Biden downgrades Trump’s proposed 2022 military budget

Joe Biden has sent a request to the US Congress for the fiscal year 2022 military budget of $715 billion. This figure is lower than the one allocated to the Pentagon for 2022 by Trump but slightly higher than the 2021 military spending.

On Friday, 9 April, the US President made his first request for the 2022 military budget that would be allocated to the Department of Defense for the fiscal year 2022.

Joe Biden proposes a figure of 715 billion dollars, which is seven billion dollars less than the last forecast for future spending by the US armed forces, made by Donald Trump at the end of his presidency.

The figure marks a slight increase from the total of $705.4 billion allocated directly to the Pentagon for the fiscal year 2021.

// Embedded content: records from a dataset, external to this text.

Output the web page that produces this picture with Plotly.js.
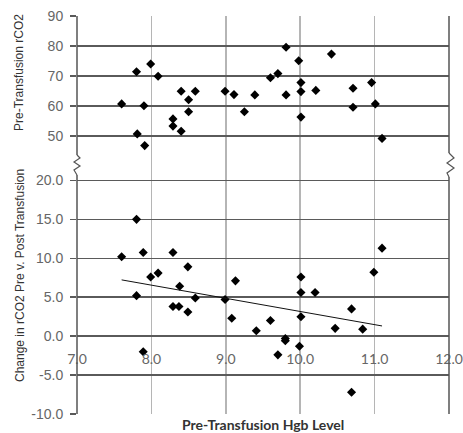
<!DOCTYPE html>
<html>
<head>
<meta charset="utf-8">
<script src="https://cdn.plot.ly/plotly-3.0.1.min.js"></script>
<style>html,body{margin:0;padding:0;background:#fff;}#chart{width:463px;height:433px;}</style>
</head>
<body>
<div id="chart"></div>
<script>
// Top panel: Pre-Transfusion rCO2 vs Hgb
const hgbTop = [7.60, 7.80, 7.99, 8.09, 7.90, 7.81, 7.91, 8.40, 8.59, 8.50, 8.50, 8.29, 8.29, 8.40,
  8.99, 9.11, 9.25, 9.39, 9.60, 9.70, 9.81, 9.81, 9.98, 10.01, 10.01, 10.01, 10.21, 10.42,
  10.71, 10.71, 10.96, 11.01, 11.10];
const preRco2 = [60.7, 71.4, 74.0, 69.9, 60.1, 50.7, 46.8, 64.9, 64.9, 62.1, 58.1, 55.7, 53.3, 51.6,
  64.9, 63.8, 58.1, 63.7, 69.4, 70.8, 79.6, 63.7, 75.1, 67.8, 64.8, 56.3, 65.2, 77.3,
  65.9, 59.6, 67.8, 60.7, 49.2];
// Bottom panel: change in rCO2 vs Hgb
const hgbBottom = [7.80, 7.60, 7.89, 8.29, 8.49, 7.99, 8.09, 7.80, 8.38, 8.29, 8.37, 8.49, 8.59, 7.89,
  8.99, 9.08, 9.13, 9.41, 9.60, 9.80, 9.80, 9.70, 9.99, 10.01, 10.01, 10.20, 10.01, 10.47,
  10.69, 10.84, 10.69, 10.99, 11.10];
const changeRco2 = [15.0, 10.2, 10.75, 10.75, 8.9, 7.6, 8.1, 5.2, 6.4, 3.8, 3.8, 3.1, 4.9, -2.0,
  4.7, 2.3, 7.1, 0.7, 2.0, -0.3, -0.6, -2.4, -1.3, 7.6, 5.6, 5.6, 2.5, 1.0,
  3.5, 0.9, -7.2, 8.2, 11.3];
const xTicks = [7, 8, 9, 10, 11, 12];
const xTickText = ["7.0", "8.0", "9.0", "10.0", "11.0", "12.0"];
const topTicks = [50, 60, 70, 80, 90];
const topTickText = ["50", "60", "70", "80", "90"];
const bottomTicks = [-10, -5, 0, 5, 10, 15, 20];
const bottomTickText = ["-10.0", "-5.0", "0.0", "5.0", "10.0", "15.0", "20.0"];

// linear trend of the change series
function linfit(xs, ys) {
  const n = xs.length;
  let sx = 0, sy = 0, sxx = 0, sxy = 0;
  for (let i = 0; i < n; i++) { sx += xs[i]; sy += ys[i]; sxx += xs[i]*xs[i]; sxy += xs[i]*ys[i]; }
  const b = (n*sxy - sx*sy) / (n*sxx - sx*sx);
  const a = (sy - b*sx) / n;
  return [a, b];
}
const [ia, ib] = linfit(hgbBottom, changeRco2);
const tx = [Math.min(...hgbBottom), Math.max(...hgbBottom)];
const ty = tx.map(v => ia + ib*v);

const W = 463, H = 433, ML = 77, MR = 14, MT = 16, MB = 19;
const PW = W - ML - MR, PH = H - MT - MB;
const px = x => (x - ML) / PW;
const py = y => (H - MB - y) / PH;

const split = py(158);

const traces = [
  {x: hgbTop, y: preRco2, xaxis: 'x', yaxis: 'y2', type: 'scatter', mode: 'markers',
   marker: {symbol: 'diamond', size: 7, color: '#000'}, hoverinfo: 'x+y'},
  {x: hgbBottom, y: changeRco2, xaxis: 'x', yaxis: 'y', type: 'scatter', mode: 'markers',
   marker: {symbol: 'diamond', size: 7, color: '#000'}, hoverinfo: 'x+y'},
  {x: tx, y: ty, xaxis: 'x', yaxis: 'y', type: 'scatter', mode: 'lines',
   line: {color: '#111', width: 1}, hoverinfo: 'skip'}
];

const border = '#555';
function zig(pts) {
  return 'M' + pts.map(p => px(p[0]).toFixed(5) + ',' + py(p[1]).toFixed(5)).join(' L');
}
const shapes = [
  {type: 'line', xref: 'paper', yref: 'paper', x0: 0, x1: 0, y0: 0, y1: py(175), line: {color: border, width: 1.5}},
  {type: 'line', xref: 'paper', yref: 'paper', x0: 0, x1: 0, y0: py(155), y1: 1, line: {color: border, width: 1.5}},
  {type: 'path', xref: 'paper', yref: 'paper', path: zig([[77,155],[80,158],[74,162],[80,166],[74,170],[77,175]]), line: {color: border, width: 1.2}},
  {type: 'line', xref: 'paper', yref: 'paper', x0: 1, x1: 1, y0: 0, y1: py(177), line: {color: border, width: 1.5}},
  {type: 'line', xref: 'paper', yref: 'paper', x0: 1, x1: 1, y0: py(153), y1: 1, line: {color: border, width: 1.5}},
  {type: 'path', xref: 'paper', yref: 'paper', path: zig([[449,153],[454,158],[447,163],[454,168],[447,173],[449,177]]), line: {color: border, width: 1.2}}
];

const tickFont = {family: 'Liberation Sans, Arial, sans-serif', size: 14, color: '#666'};
const layout = {
  width: W, height: H,
  margin: {l: ML, r: MR, t: MT, b: MB, pad: 0},
  paper_bgcolor: '#fff', plot_bgcolor: '#fff',
  showlegend: false,
  xaxis: {
    range: [7, 12], anchor: 'free', position: py(336),
    tickmode: 'array', tickvals: xTicks, ticktext: xTickText,
    showgrid: true, gridcolor: '#b5b5b5', gridwidth: 1.5,
    showline: false, zeroline: false, ticks: '', ticklabelstandoff: 13,
    tickfont: {family: 'Lato, Liberation Sans, sans-serif', size: 14, color: '#666'}
  },
  yaxis: {
    domain: [0, split], range: [-10, 22.88], anchor: 'x',
    tickmode: 'array', tickvals: bottomTicks, ticktext: bottomTickText,
    showgrid: true, gridcolor: '#5a5a5a', gridwidth: 1.5,
    zeroline: true, zerolinecolor: '#5a5a5a', zerolinewidth: 1.5,
    showline: false, ticks: 'outside', ticklen: 6, tickcolor: '#5a5a5a', tickwidth: 1.5,
    ticklabelstandoff: 4,
    tickfont: tickFont
  },
  yaxis2: {
    domain: [split, 1], range: [42.67, 90], anchor: 'x',
    tickmode: 'array', tickvals: topTicks, ticktext: topTickText,
    showgrid: true, gridcolor: '#5a5a5a', gridwidth: 1.5,
    zeroline: false, showline: false,
    ticks: 'outside', ticklen: 6, tickcolor: '#5a5a5a', tickwidth: 1.5,
    ticklabelstandoff: 4,
    tickfont: tickFont
  },
  shapes: shapes,
  annotations: [
    {text: 'Pre-Transfusion rCO2', xref: 'paper', yref: 'paper', x: px(19), y: py(73),
     textangle: -90, showarrow: false, xanchor: 'center', yanchor: 'middle',
     font: {family: 'Liberation Sans, Arial, sans-serif', size: 12, color: '#333'}},
    {text: 'Change in rCO2 Pre v. Post Transfusion', xref: 'paper', yref: 'paper', x: px(20), y: py(276),
     textangle: -90, showarrow: false, xanchor: 'center', yanchor: 'middle',
     font: {family: 'Liberation Sans, Arial, sans-serif', size: 12, color: '#333'}},
    {text: '<b>Pre-Transfusion Hgb Level</b>', xref: 'paper', yref: 'paper', x: 0.5, y: py(424),
     showarrow: false, xanchor: 'center', yanchor: 'middle',
     font: {family: 'Lato, Liberation Sans, sans-serif', size: 14, color: '#333'}}
  ]
};
Plotly.newPlot('chart', traces, layout, {displayModeBar: false, staticPlot: true});
</script>
</body>
</html>
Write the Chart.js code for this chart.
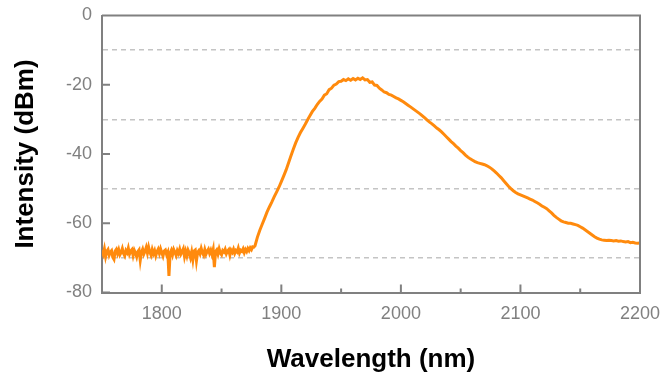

Within the budget, Joe Biden proposed to remove spending on Overseas Contingency Operations (OCO). For the year 2021, this line has been forecast at $69 billion.

The world’s largest military budget far from clear

For the first time in a decade, the 2022 US fiscal budget will allow Congress to reallocate money between military and civilian spending and vice versa, Bloomberg reports.

In the political context across the Atlantic, this means that Joe Biden’s proposal can be reviewed by both Democrats, who may call for a larger reduction in the defense budget, and Republicans, Bloomberg continues.

The latter will most likely insist on an annual increase of 3% to 5% in the budgetary resources allocated to national security – the growth rate announced in 2017 by the Pentagon for the period 2018-2023.

In the coming months, the President of the United States is expected to present a more detailed national budget proposal to Congress and the American people.